Business must, though, take a lead on this issue of the gap between top executive pay and the pay of others. This is self-enlightened interest in two ways. It should increase the productivity of those middle and lower earners as Sanjay Sanghoee argues in this Fortune magazine article. It will also stop a tougher external reaction from policy makers, once pressure comes to bear from the public in light of ever increasing gaps and the breaking of the ‘social capital’ that Mark Carney mentioned above. This will see heavy and potentially damaging responses from policy makers, as has been seen in areas such as proposed energy market reform.

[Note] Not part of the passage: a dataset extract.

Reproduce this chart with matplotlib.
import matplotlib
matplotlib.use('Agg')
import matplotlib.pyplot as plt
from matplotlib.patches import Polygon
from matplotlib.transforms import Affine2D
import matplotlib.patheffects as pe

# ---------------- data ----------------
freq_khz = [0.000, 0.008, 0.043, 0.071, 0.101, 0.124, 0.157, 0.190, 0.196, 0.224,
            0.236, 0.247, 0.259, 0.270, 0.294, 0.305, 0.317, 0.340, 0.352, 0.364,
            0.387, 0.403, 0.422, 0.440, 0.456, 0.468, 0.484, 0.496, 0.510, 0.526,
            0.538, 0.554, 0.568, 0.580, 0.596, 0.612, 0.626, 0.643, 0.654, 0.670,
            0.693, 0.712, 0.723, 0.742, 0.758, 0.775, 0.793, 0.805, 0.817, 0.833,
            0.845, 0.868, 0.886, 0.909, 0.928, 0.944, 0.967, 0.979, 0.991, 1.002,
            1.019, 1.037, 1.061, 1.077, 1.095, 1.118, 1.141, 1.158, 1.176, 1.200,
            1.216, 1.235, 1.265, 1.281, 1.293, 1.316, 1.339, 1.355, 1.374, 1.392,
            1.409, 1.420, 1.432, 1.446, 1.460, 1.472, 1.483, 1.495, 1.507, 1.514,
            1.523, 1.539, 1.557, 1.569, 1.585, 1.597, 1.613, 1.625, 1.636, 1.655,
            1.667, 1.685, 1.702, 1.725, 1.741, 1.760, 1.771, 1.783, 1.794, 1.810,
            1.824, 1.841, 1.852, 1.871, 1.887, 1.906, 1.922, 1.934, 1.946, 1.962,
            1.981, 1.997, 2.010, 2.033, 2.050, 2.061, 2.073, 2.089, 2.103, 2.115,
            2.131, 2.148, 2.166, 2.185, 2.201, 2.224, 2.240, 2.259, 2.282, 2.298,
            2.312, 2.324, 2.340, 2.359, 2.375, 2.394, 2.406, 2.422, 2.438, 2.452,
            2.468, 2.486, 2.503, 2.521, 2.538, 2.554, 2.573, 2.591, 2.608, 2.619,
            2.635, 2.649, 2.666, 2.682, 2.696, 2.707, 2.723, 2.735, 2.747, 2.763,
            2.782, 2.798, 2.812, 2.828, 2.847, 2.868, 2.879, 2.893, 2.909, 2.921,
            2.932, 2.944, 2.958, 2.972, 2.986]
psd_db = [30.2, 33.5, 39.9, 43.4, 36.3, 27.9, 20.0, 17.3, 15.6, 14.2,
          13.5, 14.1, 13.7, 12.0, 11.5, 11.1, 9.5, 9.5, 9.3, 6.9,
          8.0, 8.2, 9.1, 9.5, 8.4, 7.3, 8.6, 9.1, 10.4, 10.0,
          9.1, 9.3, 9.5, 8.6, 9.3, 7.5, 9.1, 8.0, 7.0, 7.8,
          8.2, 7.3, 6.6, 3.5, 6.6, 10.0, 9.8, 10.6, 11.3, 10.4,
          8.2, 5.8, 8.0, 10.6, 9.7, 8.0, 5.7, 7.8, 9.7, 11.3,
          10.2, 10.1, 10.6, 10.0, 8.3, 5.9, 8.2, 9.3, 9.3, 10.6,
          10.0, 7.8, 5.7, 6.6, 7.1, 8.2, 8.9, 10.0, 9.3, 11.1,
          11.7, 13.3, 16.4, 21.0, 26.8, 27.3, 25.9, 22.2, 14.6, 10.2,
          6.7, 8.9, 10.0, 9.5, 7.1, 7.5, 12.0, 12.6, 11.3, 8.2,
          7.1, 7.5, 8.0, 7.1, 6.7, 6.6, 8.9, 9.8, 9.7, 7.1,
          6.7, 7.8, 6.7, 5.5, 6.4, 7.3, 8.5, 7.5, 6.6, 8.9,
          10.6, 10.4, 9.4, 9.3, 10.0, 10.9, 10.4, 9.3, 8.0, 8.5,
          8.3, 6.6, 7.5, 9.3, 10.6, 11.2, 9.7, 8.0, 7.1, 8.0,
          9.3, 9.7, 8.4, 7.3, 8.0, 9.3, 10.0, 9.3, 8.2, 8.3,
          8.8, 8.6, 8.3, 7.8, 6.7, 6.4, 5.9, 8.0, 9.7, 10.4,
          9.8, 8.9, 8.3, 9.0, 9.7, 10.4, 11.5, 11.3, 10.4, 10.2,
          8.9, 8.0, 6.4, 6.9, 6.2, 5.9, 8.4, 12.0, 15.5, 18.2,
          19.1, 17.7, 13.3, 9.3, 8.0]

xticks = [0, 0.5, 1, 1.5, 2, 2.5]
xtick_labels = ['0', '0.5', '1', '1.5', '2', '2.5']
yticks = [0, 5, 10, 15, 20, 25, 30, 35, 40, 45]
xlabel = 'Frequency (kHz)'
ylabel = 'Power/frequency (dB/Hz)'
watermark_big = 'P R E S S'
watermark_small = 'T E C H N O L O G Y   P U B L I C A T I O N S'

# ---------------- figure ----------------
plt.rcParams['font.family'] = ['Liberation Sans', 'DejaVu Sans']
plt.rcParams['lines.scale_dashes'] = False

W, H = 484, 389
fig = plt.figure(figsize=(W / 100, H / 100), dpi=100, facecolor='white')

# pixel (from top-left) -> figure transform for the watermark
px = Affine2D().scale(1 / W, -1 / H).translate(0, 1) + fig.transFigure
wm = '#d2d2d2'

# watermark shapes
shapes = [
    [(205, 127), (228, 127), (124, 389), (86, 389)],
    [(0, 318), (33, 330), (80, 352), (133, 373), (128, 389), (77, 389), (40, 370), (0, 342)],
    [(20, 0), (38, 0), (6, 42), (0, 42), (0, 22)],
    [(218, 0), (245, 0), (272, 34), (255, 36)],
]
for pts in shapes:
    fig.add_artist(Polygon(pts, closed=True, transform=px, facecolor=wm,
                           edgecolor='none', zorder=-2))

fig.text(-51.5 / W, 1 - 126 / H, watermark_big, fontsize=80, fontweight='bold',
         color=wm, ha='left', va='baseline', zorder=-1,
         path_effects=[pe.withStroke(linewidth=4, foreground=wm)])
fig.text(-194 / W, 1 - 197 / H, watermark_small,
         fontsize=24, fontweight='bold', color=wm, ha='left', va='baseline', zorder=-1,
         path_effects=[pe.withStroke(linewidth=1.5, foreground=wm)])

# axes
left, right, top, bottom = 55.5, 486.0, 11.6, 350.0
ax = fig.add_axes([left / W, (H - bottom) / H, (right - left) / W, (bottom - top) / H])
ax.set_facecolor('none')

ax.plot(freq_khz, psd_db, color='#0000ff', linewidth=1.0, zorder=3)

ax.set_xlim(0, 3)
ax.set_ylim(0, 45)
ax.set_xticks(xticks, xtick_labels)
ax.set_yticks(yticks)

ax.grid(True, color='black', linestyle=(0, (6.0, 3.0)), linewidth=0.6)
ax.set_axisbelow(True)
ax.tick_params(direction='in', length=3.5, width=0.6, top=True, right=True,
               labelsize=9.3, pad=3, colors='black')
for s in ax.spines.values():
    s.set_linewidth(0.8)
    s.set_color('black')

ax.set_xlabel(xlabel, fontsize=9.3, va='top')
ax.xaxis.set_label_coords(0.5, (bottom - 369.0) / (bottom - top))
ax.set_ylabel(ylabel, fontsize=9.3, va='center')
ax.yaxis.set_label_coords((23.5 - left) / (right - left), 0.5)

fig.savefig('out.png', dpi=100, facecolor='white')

What this response from business should be, warrants discussion. Whether this is prioritising the gap in pay as a concern that demands a strong response from business lobbying groups when reported; to specific initiatives to look at the gap – the business community must show it is taking control of the issue. But the narrative that tough trading or market conditions can freeze or stop average executives take home pay, while top execs pay increases regardless of external conditions or profit and loss cannot continue. At some point factors will improve and average pay will start to go up again. But to hold out for this, or use it as an excuse not to tackle the growing pay gaps within business is not enough. To do so risks finally shattering the broken record on top exec pay, with potentially irreparable damage to all business, its image and the pro-business environment; not just those businesses in the FTSE 100.